> Problem description: Select every line containing the word "Write" from the material, and copy those lines.

> Listed entries:
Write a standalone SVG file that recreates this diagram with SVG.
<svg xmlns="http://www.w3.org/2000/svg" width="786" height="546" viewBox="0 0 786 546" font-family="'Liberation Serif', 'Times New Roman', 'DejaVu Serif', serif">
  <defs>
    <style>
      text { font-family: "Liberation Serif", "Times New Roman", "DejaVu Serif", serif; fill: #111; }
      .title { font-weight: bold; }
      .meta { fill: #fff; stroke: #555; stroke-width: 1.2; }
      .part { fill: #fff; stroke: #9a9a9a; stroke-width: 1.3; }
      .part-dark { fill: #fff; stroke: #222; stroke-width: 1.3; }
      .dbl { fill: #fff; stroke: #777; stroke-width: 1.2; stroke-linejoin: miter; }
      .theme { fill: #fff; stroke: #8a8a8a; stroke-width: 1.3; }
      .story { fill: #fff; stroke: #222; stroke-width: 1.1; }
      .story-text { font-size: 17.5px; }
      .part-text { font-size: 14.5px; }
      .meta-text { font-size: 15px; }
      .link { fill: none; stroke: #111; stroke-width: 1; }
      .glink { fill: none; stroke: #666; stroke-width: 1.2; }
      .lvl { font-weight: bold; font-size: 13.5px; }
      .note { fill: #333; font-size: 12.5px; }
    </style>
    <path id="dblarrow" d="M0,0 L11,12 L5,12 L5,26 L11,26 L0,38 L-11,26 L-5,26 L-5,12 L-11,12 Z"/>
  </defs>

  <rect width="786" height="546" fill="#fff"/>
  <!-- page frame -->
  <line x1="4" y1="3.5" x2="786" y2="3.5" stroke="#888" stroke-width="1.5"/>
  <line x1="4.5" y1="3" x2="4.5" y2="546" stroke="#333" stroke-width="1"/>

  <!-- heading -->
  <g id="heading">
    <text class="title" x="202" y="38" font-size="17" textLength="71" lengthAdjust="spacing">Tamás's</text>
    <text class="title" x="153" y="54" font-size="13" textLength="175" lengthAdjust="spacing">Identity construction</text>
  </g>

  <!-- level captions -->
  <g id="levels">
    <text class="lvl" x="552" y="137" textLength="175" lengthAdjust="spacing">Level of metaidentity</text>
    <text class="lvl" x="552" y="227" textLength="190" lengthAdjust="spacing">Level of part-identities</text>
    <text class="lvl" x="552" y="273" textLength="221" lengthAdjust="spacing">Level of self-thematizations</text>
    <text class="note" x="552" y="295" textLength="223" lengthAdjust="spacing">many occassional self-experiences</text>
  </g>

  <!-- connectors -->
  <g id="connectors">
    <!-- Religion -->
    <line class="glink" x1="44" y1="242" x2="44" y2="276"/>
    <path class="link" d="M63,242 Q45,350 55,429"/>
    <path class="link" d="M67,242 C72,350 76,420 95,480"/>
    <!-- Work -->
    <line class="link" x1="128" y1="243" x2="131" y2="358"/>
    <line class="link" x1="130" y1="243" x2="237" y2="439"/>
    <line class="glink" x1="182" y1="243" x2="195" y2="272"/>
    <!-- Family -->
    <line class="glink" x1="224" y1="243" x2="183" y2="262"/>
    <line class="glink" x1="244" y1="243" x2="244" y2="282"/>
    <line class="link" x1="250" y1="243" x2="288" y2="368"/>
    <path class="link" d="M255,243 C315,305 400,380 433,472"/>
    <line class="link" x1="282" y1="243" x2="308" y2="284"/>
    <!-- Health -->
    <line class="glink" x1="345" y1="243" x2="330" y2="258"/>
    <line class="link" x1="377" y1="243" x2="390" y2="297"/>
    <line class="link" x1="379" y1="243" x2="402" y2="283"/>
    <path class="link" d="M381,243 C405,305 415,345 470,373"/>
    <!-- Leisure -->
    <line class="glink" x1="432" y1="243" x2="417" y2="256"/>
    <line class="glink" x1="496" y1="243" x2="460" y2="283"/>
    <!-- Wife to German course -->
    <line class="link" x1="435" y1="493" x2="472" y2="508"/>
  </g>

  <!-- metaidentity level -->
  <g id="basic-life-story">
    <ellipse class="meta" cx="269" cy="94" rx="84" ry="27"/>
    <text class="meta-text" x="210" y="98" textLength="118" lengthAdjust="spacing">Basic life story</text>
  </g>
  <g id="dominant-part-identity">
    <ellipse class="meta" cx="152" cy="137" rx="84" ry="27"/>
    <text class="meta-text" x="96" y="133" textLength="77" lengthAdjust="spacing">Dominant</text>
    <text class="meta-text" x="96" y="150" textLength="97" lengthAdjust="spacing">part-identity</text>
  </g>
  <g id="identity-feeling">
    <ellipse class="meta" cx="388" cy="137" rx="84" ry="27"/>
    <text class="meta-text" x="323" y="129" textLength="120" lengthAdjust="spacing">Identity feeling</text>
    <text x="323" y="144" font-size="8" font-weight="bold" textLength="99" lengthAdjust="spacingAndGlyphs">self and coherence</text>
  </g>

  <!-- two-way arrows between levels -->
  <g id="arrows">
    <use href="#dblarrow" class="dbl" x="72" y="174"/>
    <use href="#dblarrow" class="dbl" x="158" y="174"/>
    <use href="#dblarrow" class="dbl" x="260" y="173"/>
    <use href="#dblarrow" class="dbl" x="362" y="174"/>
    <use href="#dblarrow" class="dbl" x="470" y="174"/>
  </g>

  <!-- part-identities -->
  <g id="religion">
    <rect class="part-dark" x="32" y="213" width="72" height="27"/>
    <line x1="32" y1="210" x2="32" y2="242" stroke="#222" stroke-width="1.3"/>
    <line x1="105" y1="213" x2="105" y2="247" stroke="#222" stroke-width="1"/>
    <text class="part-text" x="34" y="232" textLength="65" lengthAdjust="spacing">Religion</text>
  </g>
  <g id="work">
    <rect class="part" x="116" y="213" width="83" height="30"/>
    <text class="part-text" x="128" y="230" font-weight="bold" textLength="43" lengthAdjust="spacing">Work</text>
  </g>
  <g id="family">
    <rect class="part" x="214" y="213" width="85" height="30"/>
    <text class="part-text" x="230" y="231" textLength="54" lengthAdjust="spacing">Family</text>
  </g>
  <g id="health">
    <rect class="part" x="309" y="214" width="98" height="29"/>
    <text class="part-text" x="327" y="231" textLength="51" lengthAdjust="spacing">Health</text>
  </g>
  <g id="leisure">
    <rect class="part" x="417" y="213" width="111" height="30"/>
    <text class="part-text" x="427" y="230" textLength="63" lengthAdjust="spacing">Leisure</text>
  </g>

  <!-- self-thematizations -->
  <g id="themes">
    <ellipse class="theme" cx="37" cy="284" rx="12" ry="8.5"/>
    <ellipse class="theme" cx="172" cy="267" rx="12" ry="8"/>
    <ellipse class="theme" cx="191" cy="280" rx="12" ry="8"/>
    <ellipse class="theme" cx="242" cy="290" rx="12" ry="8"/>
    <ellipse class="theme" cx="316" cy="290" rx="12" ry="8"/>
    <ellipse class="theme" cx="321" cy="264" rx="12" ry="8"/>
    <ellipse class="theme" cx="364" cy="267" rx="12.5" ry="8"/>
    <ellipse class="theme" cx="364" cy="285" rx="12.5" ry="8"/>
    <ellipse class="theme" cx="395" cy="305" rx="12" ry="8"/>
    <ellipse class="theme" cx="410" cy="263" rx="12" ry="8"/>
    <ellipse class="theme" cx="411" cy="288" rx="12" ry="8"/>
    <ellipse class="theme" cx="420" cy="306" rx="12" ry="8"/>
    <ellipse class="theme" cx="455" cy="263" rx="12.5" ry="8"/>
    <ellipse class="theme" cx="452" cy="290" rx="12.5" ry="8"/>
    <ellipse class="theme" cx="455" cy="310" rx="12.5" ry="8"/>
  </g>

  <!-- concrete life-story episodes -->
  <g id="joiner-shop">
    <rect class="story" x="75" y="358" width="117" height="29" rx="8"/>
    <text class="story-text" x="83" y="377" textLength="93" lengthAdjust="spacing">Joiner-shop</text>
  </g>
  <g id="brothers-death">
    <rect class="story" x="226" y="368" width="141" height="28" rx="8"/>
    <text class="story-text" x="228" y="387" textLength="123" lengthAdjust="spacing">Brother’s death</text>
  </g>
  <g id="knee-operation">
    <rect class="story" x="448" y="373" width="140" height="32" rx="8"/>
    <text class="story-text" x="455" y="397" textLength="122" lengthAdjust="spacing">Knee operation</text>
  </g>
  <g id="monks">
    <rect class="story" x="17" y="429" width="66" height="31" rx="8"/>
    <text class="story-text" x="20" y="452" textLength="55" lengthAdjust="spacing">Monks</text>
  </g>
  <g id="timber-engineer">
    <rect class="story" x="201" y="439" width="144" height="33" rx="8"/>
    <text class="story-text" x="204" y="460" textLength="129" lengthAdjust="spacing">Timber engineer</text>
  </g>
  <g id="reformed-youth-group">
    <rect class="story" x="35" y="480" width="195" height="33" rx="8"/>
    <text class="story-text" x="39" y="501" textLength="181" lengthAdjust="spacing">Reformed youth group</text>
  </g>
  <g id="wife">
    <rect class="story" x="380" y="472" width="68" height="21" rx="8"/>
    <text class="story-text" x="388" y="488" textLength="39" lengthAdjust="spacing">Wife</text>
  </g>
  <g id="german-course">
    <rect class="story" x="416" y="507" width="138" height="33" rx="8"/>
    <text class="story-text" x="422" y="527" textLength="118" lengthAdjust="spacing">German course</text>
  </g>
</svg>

* * *

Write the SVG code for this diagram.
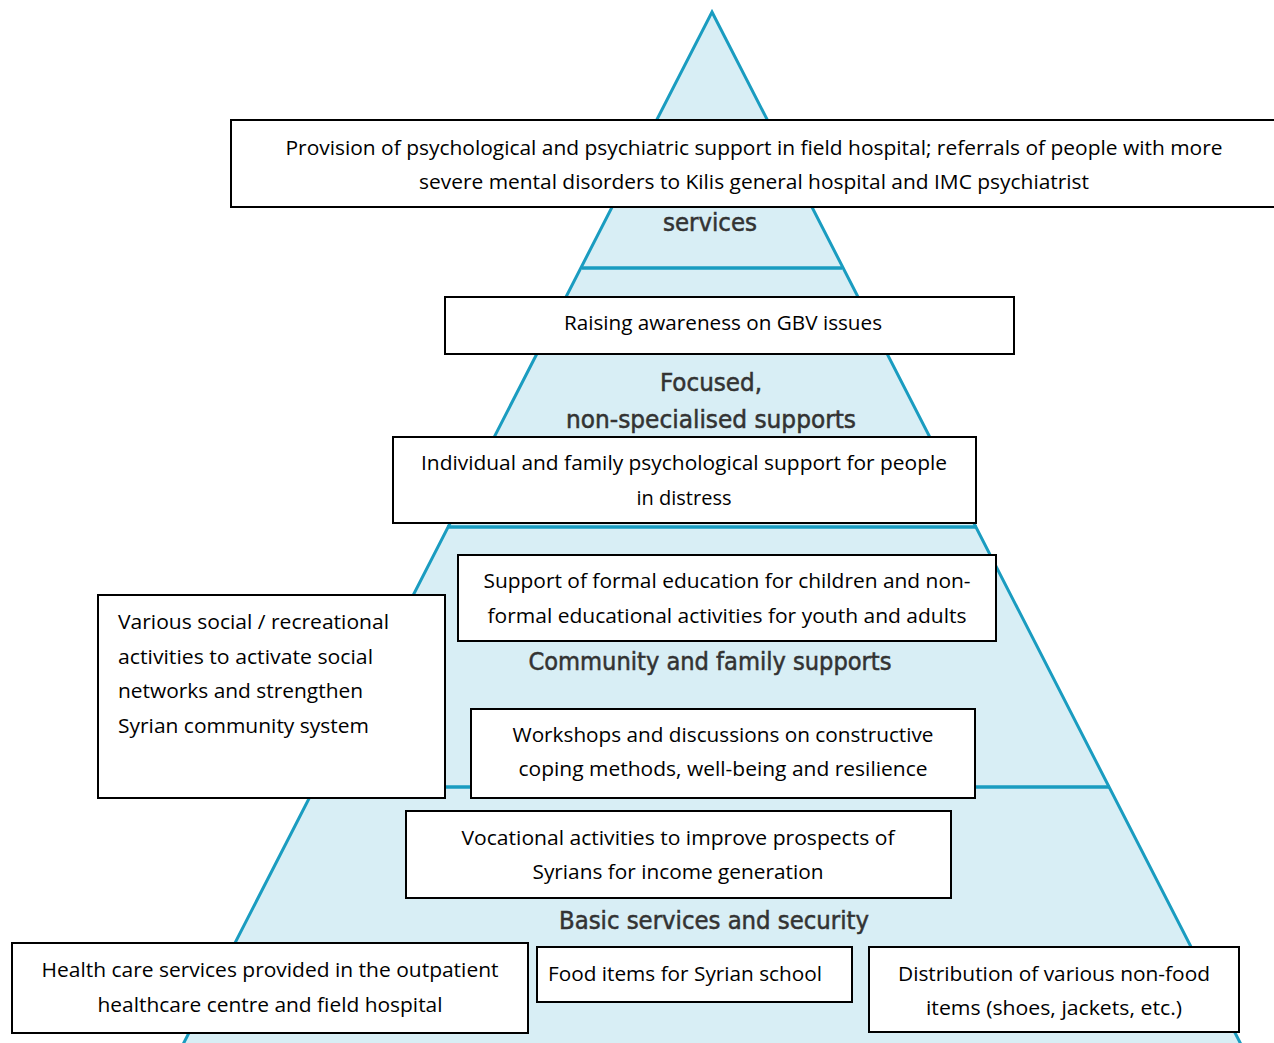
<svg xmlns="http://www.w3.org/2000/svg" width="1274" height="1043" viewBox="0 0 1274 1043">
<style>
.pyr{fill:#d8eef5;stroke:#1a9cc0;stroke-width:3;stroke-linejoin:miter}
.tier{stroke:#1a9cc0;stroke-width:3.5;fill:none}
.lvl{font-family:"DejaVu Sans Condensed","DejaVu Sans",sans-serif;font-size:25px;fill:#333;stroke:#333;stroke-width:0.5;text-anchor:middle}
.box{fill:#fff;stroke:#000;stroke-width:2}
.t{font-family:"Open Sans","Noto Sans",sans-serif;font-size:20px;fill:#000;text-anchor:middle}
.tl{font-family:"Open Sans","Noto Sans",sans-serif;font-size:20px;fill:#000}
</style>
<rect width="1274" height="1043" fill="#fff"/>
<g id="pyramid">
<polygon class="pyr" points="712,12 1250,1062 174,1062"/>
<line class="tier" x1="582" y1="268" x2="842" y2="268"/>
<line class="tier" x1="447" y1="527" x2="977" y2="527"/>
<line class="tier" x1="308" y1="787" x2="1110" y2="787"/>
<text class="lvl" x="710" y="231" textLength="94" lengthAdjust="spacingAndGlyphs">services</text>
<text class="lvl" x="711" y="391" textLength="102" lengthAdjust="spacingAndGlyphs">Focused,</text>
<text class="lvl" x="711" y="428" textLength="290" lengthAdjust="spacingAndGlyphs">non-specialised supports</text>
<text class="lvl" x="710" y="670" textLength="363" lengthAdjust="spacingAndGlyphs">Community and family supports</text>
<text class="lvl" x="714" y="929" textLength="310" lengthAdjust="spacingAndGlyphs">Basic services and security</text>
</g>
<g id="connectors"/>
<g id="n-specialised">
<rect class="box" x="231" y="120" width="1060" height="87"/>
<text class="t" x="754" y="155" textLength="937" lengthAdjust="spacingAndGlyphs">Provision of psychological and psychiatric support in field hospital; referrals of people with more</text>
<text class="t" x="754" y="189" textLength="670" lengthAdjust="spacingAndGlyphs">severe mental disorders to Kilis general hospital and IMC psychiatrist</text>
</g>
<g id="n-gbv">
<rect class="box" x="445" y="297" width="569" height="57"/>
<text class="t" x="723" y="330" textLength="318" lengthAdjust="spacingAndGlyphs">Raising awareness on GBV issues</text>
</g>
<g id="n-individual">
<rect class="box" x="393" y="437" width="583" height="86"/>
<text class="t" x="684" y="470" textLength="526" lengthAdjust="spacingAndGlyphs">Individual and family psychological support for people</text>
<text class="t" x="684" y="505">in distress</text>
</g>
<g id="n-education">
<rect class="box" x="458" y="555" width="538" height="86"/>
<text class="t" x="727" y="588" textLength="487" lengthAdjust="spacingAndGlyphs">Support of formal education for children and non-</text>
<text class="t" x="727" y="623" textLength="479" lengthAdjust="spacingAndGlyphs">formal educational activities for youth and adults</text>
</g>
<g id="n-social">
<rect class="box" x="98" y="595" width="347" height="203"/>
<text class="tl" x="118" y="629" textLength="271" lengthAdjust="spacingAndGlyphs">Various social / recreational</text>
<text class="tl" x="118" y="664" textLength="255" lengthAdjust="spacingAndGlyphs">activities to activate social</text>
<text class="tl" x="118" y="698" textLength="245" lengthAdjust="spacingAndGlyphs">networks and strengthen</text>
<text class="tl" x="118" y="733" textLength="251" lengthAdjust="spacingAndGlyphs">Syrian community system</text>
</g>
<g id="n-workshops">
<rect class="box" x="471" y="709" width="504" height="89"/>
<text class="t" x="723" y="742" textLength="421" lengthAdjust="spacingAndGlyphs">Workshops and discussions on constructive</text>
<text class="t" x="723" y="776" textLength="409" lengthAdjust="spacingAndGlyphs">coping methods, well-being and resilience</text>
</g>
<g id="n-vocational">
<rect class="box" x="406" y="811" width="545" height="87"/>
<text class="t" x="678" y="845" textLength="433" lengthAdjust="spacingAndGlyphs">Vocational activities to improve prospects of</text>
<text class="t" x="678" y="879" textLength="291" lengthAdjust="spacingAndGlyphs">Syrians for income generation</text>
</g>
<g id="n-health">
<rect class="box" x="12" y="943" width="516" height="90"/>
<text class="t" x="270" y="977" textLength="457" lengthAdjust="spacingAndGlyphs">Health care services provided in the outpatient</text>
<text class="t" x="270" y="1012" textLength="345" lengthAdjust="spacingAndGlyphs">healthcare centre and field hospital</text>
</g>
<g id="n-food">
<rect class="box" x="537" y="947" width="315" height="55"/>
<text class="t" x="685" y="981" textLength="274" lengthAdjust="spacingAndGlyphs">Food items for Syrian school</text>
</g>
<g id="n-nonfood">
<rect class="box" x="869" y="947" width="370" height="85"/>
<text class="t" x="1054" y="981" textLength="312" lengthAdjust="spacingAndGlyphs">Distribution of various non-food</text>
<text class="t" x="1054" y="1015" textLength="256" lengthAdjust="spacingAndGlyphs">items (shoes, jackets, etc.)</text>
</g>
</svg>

---

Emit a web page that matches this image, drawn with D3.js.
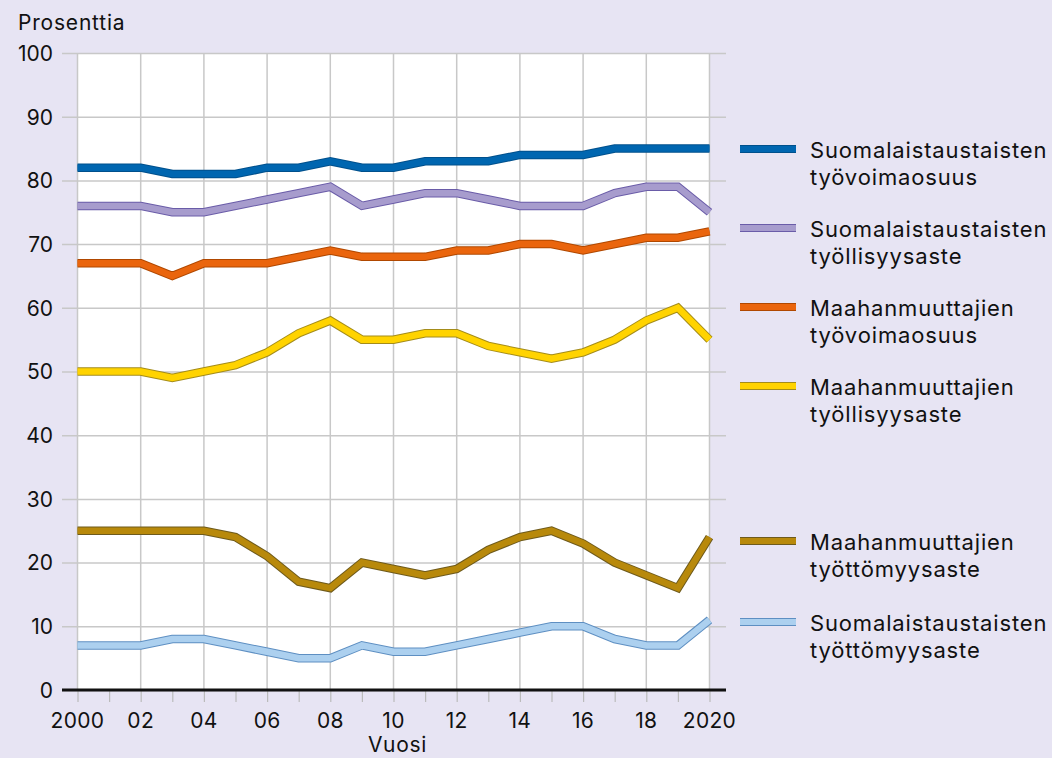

> Solved exercise:
Write a standalone SVG file that recreates this diagram with SVG.
Write the SVG code for this diagram.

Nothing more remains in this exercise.